Inflation makes investment easy, people can buy assets, do nothing, and watch them slowly increase in price. The benefit comes at the expense of people on fixed incomes, as inflation robs them of their wealth. Of course, inflation does not affect all assets evenly. Some assets increase in price more quickly than others, and housing has done better than most other asset types. People have brought dwellings and watched their wealth increase, as inflation pushed up the value of their homes.

Our long experience of houses rising in price is actually an illusion. The reality is that houses age and suffer from wear and tear over time. Therefore to be a good indication for economic decision making, the price of dwellings should decline slowly to reflect that reality. In ten years time, my house will be ten years older, so its price should be less than it is now. If inflation were eliminated, residential dwellings would gradually decline slowly in price year by year, reflecting the fact that they are getting older and less modern. A thirty-year old house would be worth less than a two-year old house.

Unfortunately, people have become so used to inflation that the thought of their home not increasing in value over time is quite disturbing. The reality is that most capital goods decline in price over time. Manufacturing plant and equipment can be almost worthless when it has reached the end of its useful life. Nevertheless, business people are happy to buy plant and equipment knowing that its resale value will decline over time, because they can use it to produce goods that can be sold for a return that will compensate them for the depreciation in value of their assets. In the same way, we have no problem with buying a car that will be worth less next year than it is this year, because the transport services that the car provides are worth more to us than the decline in price and the cost of maintenance.

The reason that we would be disturbed by a decline in the price of houses is that we tend to think of a home purchase as an investment. This is incorrect thinking. In the absence of inflation, the purchase of a home is consumption expenditure. The person buying a home consumes all the shelter services that it provides. The purchase price is actually an up-front payment for a very long-term stream of services. (Some of the shelter services that are not used up may be sold when the owner is ready to move on)

The only way to turn the purchase of a dwelling into an investment that produces a return is to rent it out to some willing to pay for the shelter services. In addition to providing a stream of income, the rent would compensate for any decline in price.

If there were no inflation, people would have to stop seeing their home as an asset that will increase in value over time.
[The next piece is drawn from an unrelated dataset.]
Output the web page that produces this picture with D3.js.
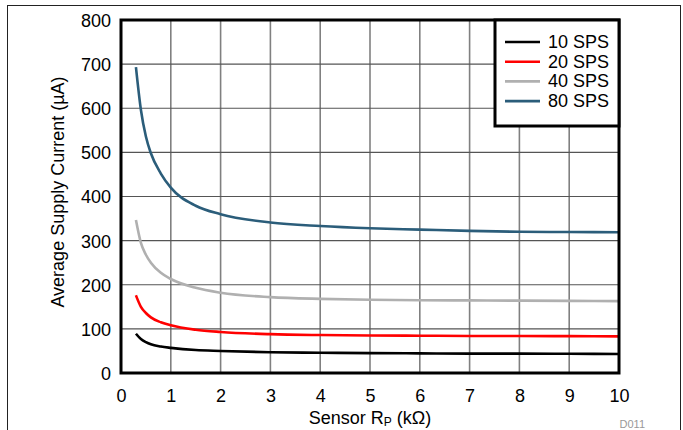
<!DOCTYPE html>
<html><head><meta charset="utf-8">
<script src="https://cdn.jsdelivr.net/npm/d3@7"></script>
<style>body{margin:0;background:#fff}svg{display:block;font-family:"Liberation Sans",Arial,sans-serif}</style>
</head><body>
<svg id="c" width="683" height="430"></svg>
<script>
const seriesNames = ["10 SPS","20 SPS","40 SPS","80 SPS"];
const seriesColors = ["#000000","#ff0000","#b0b0b0","#2b5d7a"];
const rp = [0.3,0.4,0.5,0.6,0.8,1,1.5,2,3,4,5,6,7,8,9,10];
const sps10 = [89,77,70,65,60,57,52,50,47,46,45,44.5,44,44,43.5,43];
const sps20 = [176,150,136,126,115,108,98,93,88,86,85,84.5,84,84,83.5,83];
const sps40 = [347,295,268,250,227,213,193,182,172,168,166,165,164.5,164,163.5,163];
const sps80 = [693,596,536,498,452,420,379,360,341,333,328,325,322,320,319.5,319];
const xTicks = [0,1,2,3,4,5,6,7,8,9,10];
const yTicks = [0,100,200,300,400,500,600,700,800];
const allSeries = [sps10,sps20,sps40,sps80];

const FS = 18;
const svg = d3.select("#c");
const L=121, R=619, T=20, B=373;
const x = d3.scaleLinear().domain([0,10]).range([L,R]);
const y = d3.scaleLinear().domain([0,800]).range([B,T]);

// outer frame
svg.append("rect").attr("x",7.5).attr("y",5.5).attr("width",673).attr("height",440)
  .attr("fill","none").attr("stroke","#222").attr("stroke-width",1);

// grid
svg.append("g").selectAll("line").data(xTicks.slice(1,-1)).join("line")
  .attr("x1",d=>x(d)).attr("x2",d=>x(d)).attr("y1",T).attr("y2",B)
  .attr("stroke","#808080").attr("stroke-width",1.6);
svg.append("g").selectAll("line").data(yTicks.slice(1,-1)).join("line")
  .attr("x1",L).attr("x2",R).attr("y1",d=>y(d)).attr("y2",d=>y(d))
  .attr("stroke","#555").attr("stroke-width",1.2);

// axes labels via d3 axis
const xAxis = svg.append("g").attr("transform",`translate(0,${B})`)
  .call(d3.axisBottom(x).tickValues(xTicks).tickSize(0).tickFormat(d3.format("d")));
xAxis.select(".domain").remove();
xAxis.selectAll("text").attr("y",29).attr("dy",0).attr("font-size",FS).attr("fill","#000")
  .attr("font-family","Liberation Sans, Arial, sans-serif");
const yAxis = svg.append("g").attr("transform",`translate(${L},0)`)
  .call(d3.axisLeft(y).tickValues(yTicks).tickSize(0).tickPadding(10).tickFormat(d3.format("d")));
yAxis.select(".domain").remove();
yAxis.selectAll("text").attr("dy","0.36em").attr("font-size",FS).attr("fill","#000")
  .attr("font-family","Liberation Sans, Arial, sans-serif");

// curves
svg.append("clipPath").attr("id","pc").append("rect").attr("x",L).attr("y",T).attr("width",R-L).attr("height",B-T);
const line = d3.line().x((d,i)=>x(rp[i])).y(d=>y(d)).curve(d3.curveMonotoneX);
allSeries.forEach((s,k)=>{
  svg.append("path").datum(s).attr("d",line).attr("fill","none")
    .attr("stroke",seriesColors[k]).attr("stroke-width",2.6).attr("clip-path","url(#pc)");
});

// plot border
svg.append("rect").attr("x",L).attr("y",T).attr("width",R-L).attr("height",B-T)
  .attr("fill","none").attr("stroke","#000").attr("stroke-width",3);

// legend
const lg = svg.append("g");
lg.append("rect").attr("x",495).attr("y",T).attr("width",R-495).attr("height",106)
  .attr("fill","#fff").attr("stroke","#000").attr("stroke-width",3);
seriesNames.forEach((n,k)=>{
  const yy = 42 + k*19.7;
  lg.append("line").attr("x1",505).attr("x2",540).attr("y1",yy).attr("y2",yy)
    .attr("stroke",seriesColors[k]).attr("stroke-width",2.6);
  lg.append("text").attr("x",548).attr("y",yy+6).attr("font-size",FS).text(n);
});

// axis titles
const xt = svg.append("text").attr("x",370).attr("y",424).attr("text-anchor","middle").attr("font-size",FS);
xt.append("tspan").text("Sensor R");
xt.append("tspan").attr("font-size",12).attr("dy",2).text("P");
xt.append("tspan").attr("dy",-2).text(" (kΩ)");
svg.append("text").attr("transform","translate(64,192) rotate(-90)").attr("text-anchor","middle")
  .attr("font-size",FS).text("Average Supply Current (µA)");
svg.append("text").attr("x",645).attr("y",428).attr("text-anchor","end").attr("font-size",11).attr("fill","#999").text("D011");
</script>
</body></html>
People would only buy a house to live in, if they valued the shelter services it could provide more than the decline in price and the cost of any maintenance.

Investment Strategy

If inflation stopped completely and prices began to decline slowly, investment strategies would also have to change dramatically. Buying an asset and just waiting for the capital gain would no longer be a feasible strategy. That would be a good thing for the economy, as investors would shift to assets that are actually productive.

Investment decisions would require real wisdom and prudence. Ownership of a house would not be viable unless it could be let out for a rental that covered all expenses and any decline in price. Most investors would have to switch to investments that produce something real and valuable.

Inflation has disrupted investment patterns in a very negative way. One of the reasons is that real incomes in the western world have not grown as much as we would like is that most savings (and massive imported savings) have been ploughed into residential dwellings. The problem is that residential dwellings do not produce a return that benefits the economy in terms of jobs and output.

If inflation disappeared, investment would flow into assets that are productive and produce goods and services that people are willing to purchase. Declining asset prices would push investors into more productive investments, which would be good for the economy. More productive investment would benefit society by increasing employment and wealth.